Ed. note: This is cross-posted on the CMS blog. See the original post here.

We’ve known for a long time that an ounce of prevention can be worth a pound of cure. Yet our health care system doesn’t always encourage prevention, especially around unmet social needs. These problems can lead to poor health that requires expensive emergency room visits or hospitalizations. Many social needs, such as housing instability, hunger, and interpersonal violence, affect individuals’ health yet they may not be detected or addressed during typical, short doctor’s visits. Over time, these unmet needs may increase the risk of developing chronic conditions and reduce one’s ability to manage these conditions, resulting in increased health care utilization and costs, such as emergency room visits or hospitalizations.

Perhaps we could interrupt the cycle of unmet social needs leading to illness in the first place. To explore this opportunity, the Department of Health and Human Services this week announced a new funding opportunity of up to $157 million to fund “bridge organizations” that will ask all their Medicare and Medicaid patients about health-related social needs, and then help refer them to community resources, assign “community health navigators” to help them connect with resources, and help communities themselves become healthier.

Here’s a hypothetical example of how the bridge might help: a mother comes in to a participating community health center for her child with asthma. During a complete social screening, the center learns the mother has been living in a moldy trailer after fleeing a violent home life. They refer the family to a local safe housing program and legal aid to protect her.  The center also connects her with these services with the aid of a community health navigator. By helping the family find safe permanent housing, we reduce the frequency of the child’s visits to the ER for asthma attacks.

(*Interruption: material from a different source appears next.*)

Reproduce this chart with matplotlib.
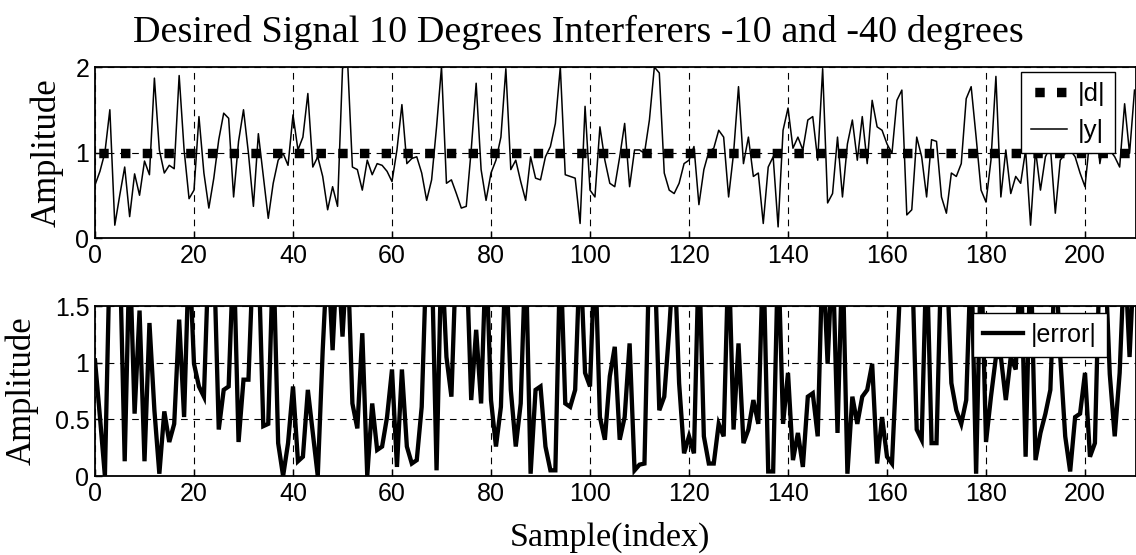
import numpy as np
import matplotlib.pyplot as plt
from matplotlib.ticker import FormatStrFormatter

# |y|, samples 0..210
y_mag = [0.62, 0.78, 1.0, 1.5, 0.15, 0.5, 0.83, 0.25, 0.75, 0.5,
         0.9, 0.74, 1.87, 1.03, 0.76, 0.85, 0.81, 1.9, 1.03, 0.46,
         0.56, 1.42, 0.76, 0.35, 0.7, 1.15, 1.46, 1.4, 0.48, 1.13,
         1.5, 0.99, 0.37, 1.22, 0.72, 0.23, 0.64, 0.91, 0.99, 0.85,
         1.44, 1.03, 1.18, 1.69, 0.83, 0.95, 0.72, 0.33, 0.6, 0.37,
         1.98, 2.1, 0.83, 0.8, 0.56, 0.91, 0.74, 0.87, 0.85, 0.78,
         0.66, 1.03, 1.56, 0.87, 0.93, 0.95, 0.76, 0.44, 0.68, 1.3,
         2.0, 0.64, 0.68, 0.52, 0.35, 0.37, 1.03, 1.81, 0.8, 0.44,
         0.76, 0.91, 1.18, 1.98, 0.8, 0.91, 0.66, 0.44, 0.95, 0.7,
         0.68, 0.95, 1.07, 1.34, 2.0, 0.74, 0.72, 0.7, 0.17, 1.54,
         0.56, 0.48, 1.3, 0.91, 0.64, 0.6, 0.95, 1.34, 0.6, 1.03,
         1.03, 0.99, 1.38, 2.0, 1.93, 0.76, 0.56, 0.52, 0.64, 0.87,
         0.91, 1.07, 0.39, 0.8, 1.01, 1.05, 1.26, 1.18, 0.48, 0.99,
         1.77, 0.87, 1.18, 0.72, 0.76, 0.17, 0.83, 0.95, 0.13, 1.26,
         1.52, 1.05, 1.18, 1.03, 1.38, 1.42, 0.91, 1.98, 0.41, 0.52,
         1.18, 0.48, 1.1, 1.38, 0.91, 1.42, 0.87, 1.61, 1.3, 1.26,
         1.1, 0.99, 1.61, 1.73, 0.27, 0.33, 1.18, 0.95, 0.48, 1.15,
         1.13, 0.48, 0.29, 0.76, 0.72, 0.87, 1.63, 1.77, 1.18, 0.56,
         0.42, 0.91, 1.89, 0.48, 1.03, 0.52, 0.72, 0.64, 1.03, 0.15,
         1.03, 0.56, 0.95, 1.07, 0.29, 0.91, 0.99, 1.03, 0.95, 0.76,
         0.6, 1.18, 1.5, 0.87, 1.22, 1.03, 0.95, 0.83, 1.57, 0.99,
         1.73]

# |d| is the constant desired envelope
d_mag = [1.0] * 211

# |error| (values above 1.5 run off the top)
err_mag = [1.02, 0.52, 0.0, 2, 2, 2, 0.13, 2, 0.55, 1.46,
           0.13, 1.35, 0.58, 0.02, 0.57, 0.3, 0.46, 1.38, 0.52, 2,
           0.99, 0.79, 0.7, 2, 2, 0.41, 0.76, 0.79, 2, 0.3,
           0.85, 0.85, 2, 2, 0.44, 0.46, 2, 0.29, 0.0, 0.29,
           0.79, 0.13, 0.17, 0.76, 0.38, 0.0, 1.11, 2, 1.11, 2,
           1.23, 2, 0.64, 0.42, 1.26, 0.0, 0.64, 0.23, 0.26, 0.52,
           0.94, 0.08, 0.94, 0.26, 0.11, 0.14, 0.61, 2, 2, 0.05,
           2, 1.05, 0.7, 2, 2, 2, 0.67, 1.29, 0.64, 2,
           0.67, 0.26, 0.61, 2, 0.76, 0.26, 0.64, 2, 0.02, 0.76,
           0.79, 0.26, 0.05, 0.05, 2, 0.64, 0.61, 0.76, 2, 0.91,
           0.79, 2, 0.52, 0.32, 0.88, 1.14, 0.32, 0.52, 1.17, 0.05,
           0.1, 0.11, 2, 2, 0.58, 0.7, 1.29, 2, 0.82, 0.2,
           0.35, 0.2, 2, 0.35, 0.11, 0.11, 0.46, 0.35, 2, 0.41,
           1.17, 0.29, 0.41, 0.67, 0.46, 2, 0.04, 0.04, 2, 0.46,
           0.91, 0.14, 0.38, 0.08, 0.7, 0.73, 0.35, 2, 0.99, 2,
           0.38, 2, 0.02, 0.7, 0.46, 0.7, 0.76, 0.99, 0.11, 0.52,
           0.17, 0.11, 1.05, 2, 2, 2, 0.41, 0.32, 2, 0.29,
           0.29, 2, 2, 0.82, 0.58, 0.46, 0.67, 2, 0.02, 2,
           0.3, 0.7, 1.05, 1.05, 0.67, 1.05, 0.94, 2, 0.17, 2,
           0.14, 0.38, 0.55, 0.76, 2, 1.05, 0.35, 0.04, 0.52, 0.55,
           0.91, 0.17, 0.29, 2, 2, 0.9, 0.35, 0.91, 2, 1.05,
           2]

samples = np.arange(len(y_mag))
xticks = list(range(0, 201, 20))

serif = ['Liberation Serif', 'DejaVu Serif']
sans = ['Liberation Sans', 'DejaVu Sans']
plt.rcParams['font.family'] = sans

fig = plt.figure(figsize=(11.36, 5.55), dpi=100)
ax1 = fig.add_axes([95 / 1136, 1 - 238 / 555, 1041 / 1136, 171 / 555])
ax2 = fig.add_axes([95 / 1136, 1 - 476 / 555, 1041 / 1136, 170 / 555])

grid_style = dict(color='k', linestyle=(0, (6, 5)), linewidth=0.8)

# upper panel
ax1.plot(samples, d_mag, color='k', lw=6.8, linestyle=(1.9, (1.0, 1.3)),
         dash_capstyle='butt', label='|d|', zorder=3)
ax1.plot(samples, y_mag, color='k', lw=1.1, label='|y|', zorder=4)
ax1.set_ylim(0, 2)
ax1.set_yticks([0, 1, 2])
ax1.set_ylabel('Amplitude', family=serif, fontsize=25)
ax1.legend(loc='upper right', bbox_to_anchor=(0.980, 0.971), fontsize=18.5,
           fancybox=False, edgecolor='k', framealpha=1, handlelength=1.4,
           handletextpad=0.4, borderaxespad=0)

# lower panel
ax2.plot(samples, err_mag, color='k', lw=3.1, label='|error|',
         solid_joinstyle='miter')
ax2.set_ylim(0, 1.5)
ax2.set_yticks([0, 0.5, 1, 1.5])
ax2.yaxis.set_major_formatter(FormatStrFormatter('%g'))
ax2.set_ylabel('Amplitude', family=serif, fontsize=25)
ax2.set_xlabel('Sample(index)', family=serif, fontsize=24.5)
ax2.legend(loc='upper right', bbox_to_anchor=(0.972, 0.959), fontsize=18,
           fancybox=False, edgecolor='k', framealpha=1, handlelength=1.6,
           handletextpad=0.3, borderaxespad=0)

for ax in (ax1, ax2):
    ax.set_xlim(0, 210.3)
    ax.set_xticks(xticks)
    ax.grid(True, **grid_style)
    ax.tick_params(direction='in', length=5, width=1, labelsize=18, pad=4)
    for sp in ax.spines.values():
        sp.set_linewidth(1.3)

ax1.yaxis.set_label_coords(-0.030, 0.5)
ax2.yaxis.set_label_coords(-0.054, 0.5)
ax2.xaxis.set_label_coords(0.495, -0.27)

fig.text(0.509, 1 - 42 / 555, 'Desired Signal 10 Degrees Interferers -10 and -40 degrees',
         family=serif, fontsize=27.5, ha='center', va='baseline')

fig.savefig('out.png', dpi=100)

The five-year model, called the Accountable Health Communities Model, is the first Centers for Medicare & Medicaid Services (CMS) Innovation Center model to focus on the health-related social needs of Medicare and Medicaid beneficiaries.

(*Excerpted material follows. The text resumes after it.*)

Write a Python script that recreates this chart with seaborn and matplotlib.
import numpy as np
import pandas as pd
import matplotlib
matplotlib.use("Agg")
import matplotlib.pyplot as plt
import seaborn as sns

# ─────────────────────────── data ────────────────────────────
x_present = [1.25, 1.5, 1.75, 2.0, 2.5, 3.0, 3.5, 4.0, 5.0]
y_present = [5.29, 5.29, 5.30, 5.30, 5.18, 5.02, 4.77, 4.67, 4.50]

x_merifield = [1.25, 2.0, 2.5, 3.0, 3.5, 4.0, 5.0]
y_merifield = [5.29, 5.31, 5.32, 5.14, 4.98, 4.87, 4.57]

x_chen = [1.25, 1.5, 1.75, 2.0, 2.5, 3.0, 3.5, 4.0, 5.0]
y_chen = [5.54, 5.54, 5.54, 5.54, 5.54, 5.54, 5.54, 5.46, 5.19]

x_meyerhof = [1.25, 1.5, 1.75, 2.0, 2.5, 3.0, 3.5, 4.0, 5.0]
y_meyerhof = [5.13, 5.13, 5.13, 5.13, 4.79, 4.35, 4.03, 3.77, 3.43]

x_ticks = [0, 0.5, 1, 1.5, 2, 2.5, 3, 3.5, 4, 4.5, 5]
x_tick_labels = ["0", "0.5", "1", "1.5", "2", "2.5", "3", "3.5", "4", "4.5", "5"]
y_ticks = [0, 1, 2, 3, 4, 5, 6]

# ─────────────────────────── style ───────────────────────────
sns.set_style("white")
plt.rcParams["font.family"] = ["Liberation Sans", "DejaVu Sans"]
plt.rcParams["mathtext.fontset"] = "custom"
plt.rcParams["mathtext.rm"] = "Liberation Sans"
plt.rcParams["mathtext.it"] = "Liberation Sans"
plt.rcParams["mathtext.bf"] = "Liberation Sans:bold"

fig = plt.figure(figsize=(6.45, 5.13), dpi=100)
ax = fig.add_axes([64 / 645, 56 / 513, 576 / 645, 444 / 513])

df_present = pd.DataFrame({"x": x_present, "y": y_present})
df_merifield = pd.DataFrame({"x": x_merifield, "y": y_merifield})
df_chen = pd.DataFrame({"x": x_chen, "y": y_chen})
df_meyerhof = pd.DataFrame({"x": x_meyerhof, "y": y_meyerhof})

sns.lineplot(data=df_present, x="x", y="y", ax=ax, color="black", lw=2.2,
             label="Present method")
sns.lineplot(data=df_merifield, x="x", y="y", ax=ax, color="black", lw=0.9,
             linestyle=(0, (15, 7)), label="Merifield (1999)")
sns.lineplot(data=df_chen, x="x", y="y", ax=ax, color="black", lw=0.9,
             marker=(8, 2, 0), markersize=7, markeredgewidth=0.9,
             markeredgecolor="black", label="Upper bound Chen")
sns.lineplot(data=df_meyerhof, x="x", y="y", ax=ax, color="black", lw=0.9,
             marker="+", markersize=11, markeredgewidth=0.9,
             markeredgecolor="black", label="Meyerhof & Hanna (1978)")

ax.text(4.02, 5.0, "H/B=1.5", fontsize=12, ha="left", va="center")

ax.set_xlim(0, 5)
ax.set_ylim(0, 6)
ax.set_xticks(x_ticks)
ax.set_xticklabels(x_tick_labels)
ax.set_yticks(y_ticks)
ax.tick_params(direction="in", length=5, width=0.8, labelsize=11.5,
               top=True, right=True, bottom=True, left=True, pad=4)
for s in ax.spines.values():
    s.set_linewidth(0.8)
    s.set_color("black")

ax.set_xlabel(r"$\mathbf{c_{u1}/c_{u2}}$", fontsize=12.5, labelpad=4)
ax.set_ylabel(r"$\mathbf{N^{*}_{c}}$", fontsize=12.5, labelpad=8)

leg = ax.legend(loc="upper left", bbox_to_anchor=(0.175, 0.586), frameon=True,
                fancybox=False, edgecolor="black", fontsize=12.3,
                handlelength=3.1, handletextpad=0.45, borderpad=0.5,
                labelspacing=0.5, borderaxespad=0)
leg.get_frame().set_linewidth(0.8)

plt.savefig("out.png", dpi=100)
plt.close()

Chart on bridge organization

The model will test three scalable approaches to addressing health-related social needs and linking clinical and community services – community referral, community service navigation, and community service alignment. Bridge organizations will inventory local community service providers and furnish referrals to those agencies as needed. A total of 44 sites will be selected to provide intensive community service navigation, such as in-depth assessment, planning, and follow-up until needs are resolved or determined to be unresolvable for high-risk beneficiaries. Over the five year period, we’ll see if the bridge organizations help reduce total health care costs, emergency department visits, and hospital stays, and improve the quality of care.